In those measures, the Rockets did improve last season. They showed that in the final seven games, when the veterans were benched and Green and Porter took off. But the Rockets lost each of those games.

When asked his goals for the season, Green said: “To carry my team to more wins than last year and hopefully get All-Star.”

He showed that potential when he averaged 29.3 points on 47.3 percent shooting and 40 percent 3-point shooting in the final seven games, making 39.3 percent of his 3s from February on. But the Rockets had to like having him refer to “his team” and the responsibility to “carry” it.

He has never shied away from sharing his aspirations.

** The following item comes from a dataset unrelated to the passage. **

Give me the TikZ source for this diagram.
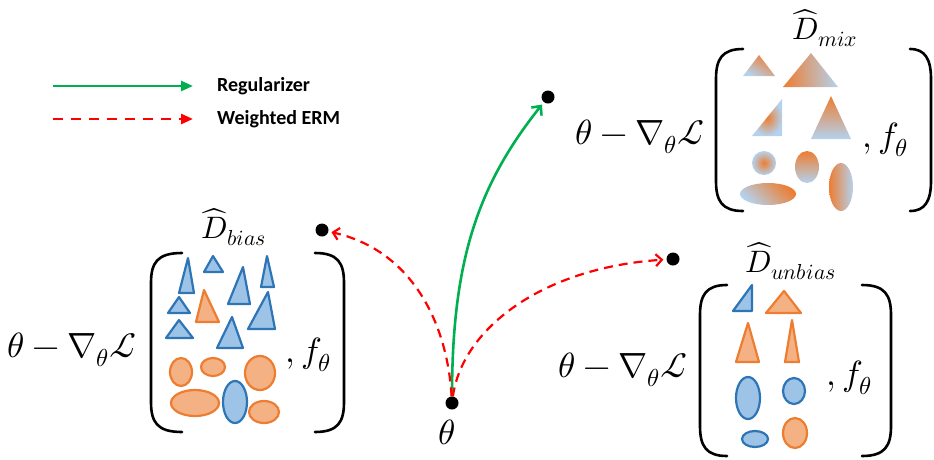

The Rockets’ 20-62 season has not changed them.

Told of Sengun’s “best in the league” prediction, Green said, “That’s a fact.

“We've got a lot of young talent, a lot of guys that want to be a great team,” Green said. “We all have the mentality to do it. Yeah, it’s going to happen sooner than later. The young talent, the young core of the rebuild and where our mindset of where we can be going into the future, I think we can go a long way. We just have to buy in, stay together, and I think the team can take off.”

The realities of the struggle when forced to "start over" have not dimmed that expectation.  

“We’re filled with young guys,” Porter said. “We’re filled with fire. We just want to become better. We want to be the best.”